### WORK TO COMPLETE
Of the lines below, count those containing the word "matplotlib". Reply with the number alone.
### SUPPLIED INFORMATION ###
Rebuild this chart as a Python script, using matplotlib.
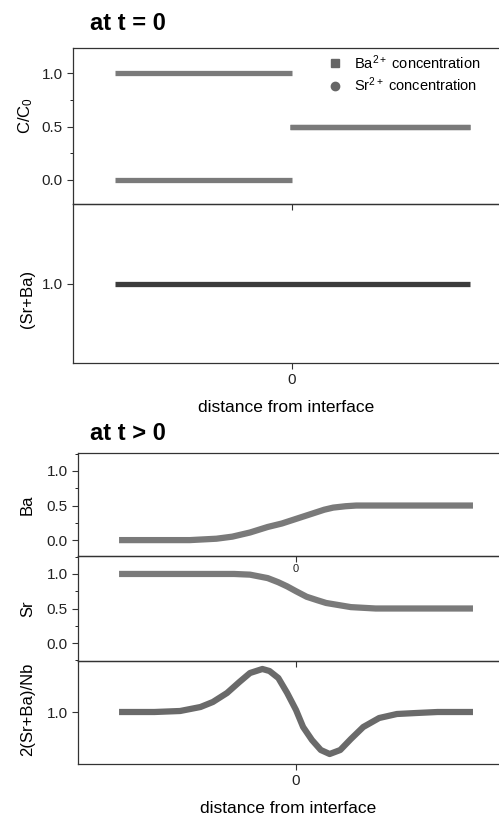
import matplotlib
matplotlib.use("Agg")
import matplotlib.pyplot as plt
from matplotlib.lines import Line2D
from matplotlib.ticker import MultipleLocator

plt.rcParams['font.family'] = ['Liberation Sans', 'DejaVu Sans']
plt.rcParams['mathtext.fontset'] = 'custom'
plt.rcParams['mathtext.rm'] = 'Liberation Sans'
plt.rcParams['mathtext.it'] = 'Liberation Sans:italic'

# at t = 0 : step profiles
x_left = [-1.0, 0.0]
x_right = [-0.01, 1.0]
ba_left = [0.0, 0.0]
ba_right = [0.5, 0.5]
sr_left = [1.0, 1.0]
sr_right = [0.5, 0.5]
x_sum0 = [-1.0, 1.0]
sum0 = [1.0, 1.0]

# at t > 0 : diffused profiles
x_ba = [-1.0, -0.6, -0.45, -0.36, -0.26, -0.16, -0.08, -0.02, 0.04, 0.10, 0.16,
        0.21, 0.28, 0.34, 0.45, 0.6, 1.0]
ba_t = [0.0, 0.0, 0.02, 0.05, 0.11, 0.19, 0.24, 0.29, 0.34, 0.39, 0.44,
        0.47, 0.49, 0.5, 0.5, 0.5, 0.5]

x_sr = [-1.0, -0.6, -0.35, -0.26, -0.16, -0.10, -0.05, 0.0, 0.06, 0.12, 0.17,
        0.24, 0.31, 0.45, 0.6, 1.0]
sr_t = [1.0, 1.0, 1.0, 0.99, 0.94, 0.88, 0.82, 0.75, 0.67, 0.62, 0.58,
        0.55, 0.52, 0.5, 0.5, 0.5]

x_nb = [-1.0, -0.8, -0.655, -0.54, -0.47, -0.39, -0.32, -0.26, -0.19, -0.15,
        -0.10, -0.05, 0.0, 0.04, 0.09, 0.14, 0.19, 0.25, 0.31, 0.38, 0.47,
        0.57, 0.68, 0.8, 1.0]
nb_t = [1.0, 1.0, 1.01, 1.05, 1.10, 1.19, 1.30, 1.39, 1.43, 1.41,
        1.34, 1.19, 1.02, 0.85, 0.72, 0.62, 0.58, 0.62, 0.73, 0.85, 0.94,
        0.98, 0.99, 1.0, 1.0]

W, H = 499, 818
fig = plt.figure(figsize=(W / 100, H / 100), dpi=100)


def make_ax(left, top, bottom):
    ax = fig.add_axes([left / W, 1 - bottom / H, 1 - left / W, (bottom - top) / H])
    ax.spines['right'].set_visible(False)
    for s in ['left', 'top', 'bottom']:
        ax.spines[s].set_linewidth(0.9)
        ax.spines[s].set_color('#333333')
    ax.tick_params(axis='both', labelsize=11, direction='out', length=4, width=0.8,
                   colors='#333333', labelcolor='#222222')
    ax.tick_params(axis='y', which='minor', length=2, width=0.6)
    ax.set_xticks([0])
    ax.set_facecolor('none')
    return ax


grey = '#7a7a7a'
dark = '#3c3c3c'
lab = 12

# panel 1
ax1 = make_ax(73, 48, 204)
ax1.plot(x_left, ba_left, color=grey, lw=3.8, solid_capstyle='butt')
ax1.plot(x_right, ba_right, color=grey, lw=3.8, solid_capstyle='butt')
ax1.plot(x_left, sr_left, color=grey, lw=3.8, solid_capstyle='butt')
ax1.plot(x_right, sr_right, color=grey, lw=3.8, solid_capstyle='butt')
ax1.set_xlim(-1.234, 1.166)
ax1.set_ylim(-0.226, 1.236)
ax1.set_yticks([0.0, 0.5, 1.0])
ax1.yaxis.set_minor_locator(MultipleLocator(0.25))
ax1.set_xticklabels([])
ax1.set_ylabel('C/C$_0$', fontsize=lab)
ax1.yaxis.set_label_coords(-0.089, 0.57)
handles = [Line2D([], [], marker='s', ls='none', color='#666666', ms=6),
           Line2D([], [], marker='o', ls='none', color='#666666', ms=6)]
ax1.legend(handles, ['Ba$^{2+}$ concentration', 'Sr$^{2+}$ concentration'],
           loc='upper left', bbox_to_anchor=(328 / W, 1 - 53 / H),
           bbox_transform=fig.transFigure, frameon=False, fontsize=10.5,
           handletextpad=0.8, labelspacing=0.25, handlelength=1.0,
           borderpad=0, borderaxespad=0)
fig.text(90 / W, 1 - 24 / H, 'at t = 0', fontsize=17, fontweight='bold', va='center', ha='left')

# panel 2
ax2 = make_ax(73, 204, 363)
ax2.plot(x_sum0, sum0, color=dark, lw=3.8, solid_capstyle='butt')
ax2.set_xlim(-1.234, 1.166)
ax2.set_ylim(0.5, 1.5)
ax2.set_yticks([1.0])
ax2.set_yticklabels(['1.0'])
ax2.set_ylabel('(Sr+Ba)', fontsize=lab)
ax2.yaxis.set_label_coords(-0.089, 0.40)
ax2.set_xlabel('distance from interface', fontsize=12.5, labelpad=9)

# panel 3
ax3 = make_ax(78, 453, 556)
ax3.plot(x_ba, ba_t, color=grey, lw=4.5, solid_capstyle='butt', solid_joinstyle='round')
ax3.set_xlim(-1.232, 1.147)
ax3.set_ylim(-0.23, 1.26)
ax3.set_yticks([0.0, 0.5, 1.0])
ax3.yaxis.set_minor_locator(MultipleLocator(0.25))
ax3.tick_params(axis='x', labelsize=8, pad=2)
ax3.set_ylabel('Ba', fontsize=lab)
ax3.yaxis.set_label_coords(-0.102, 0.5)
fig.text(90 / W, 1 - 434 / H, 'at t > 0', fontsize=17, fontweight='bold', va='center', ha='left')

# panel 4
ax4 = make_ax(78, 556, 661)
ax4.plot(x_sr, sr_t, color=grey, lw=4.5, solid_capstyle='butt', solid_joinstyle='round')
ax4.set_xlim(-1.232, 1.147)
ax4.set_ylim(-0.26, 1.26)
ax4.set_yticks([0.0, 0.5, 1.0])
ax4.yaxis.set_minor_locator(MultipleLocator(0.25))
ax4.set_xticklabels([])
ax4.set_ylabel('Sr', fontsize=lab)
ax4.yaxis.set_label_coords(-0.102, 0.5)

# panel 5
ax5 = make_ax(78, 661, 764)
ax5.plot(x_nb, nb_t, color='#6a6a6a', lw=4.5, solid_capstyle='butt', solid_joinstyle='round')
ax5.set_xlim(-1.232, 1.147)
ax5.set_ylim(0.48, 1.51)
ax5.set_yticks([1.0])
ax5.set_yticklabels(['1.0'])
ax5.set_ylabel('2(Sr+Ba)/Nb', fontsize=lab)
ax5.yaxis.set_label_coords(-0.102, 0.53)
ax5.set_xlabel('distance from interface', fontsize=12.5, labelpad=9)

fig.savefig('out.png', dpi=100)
###
### SOLUTION TO THIS PROBLEM
6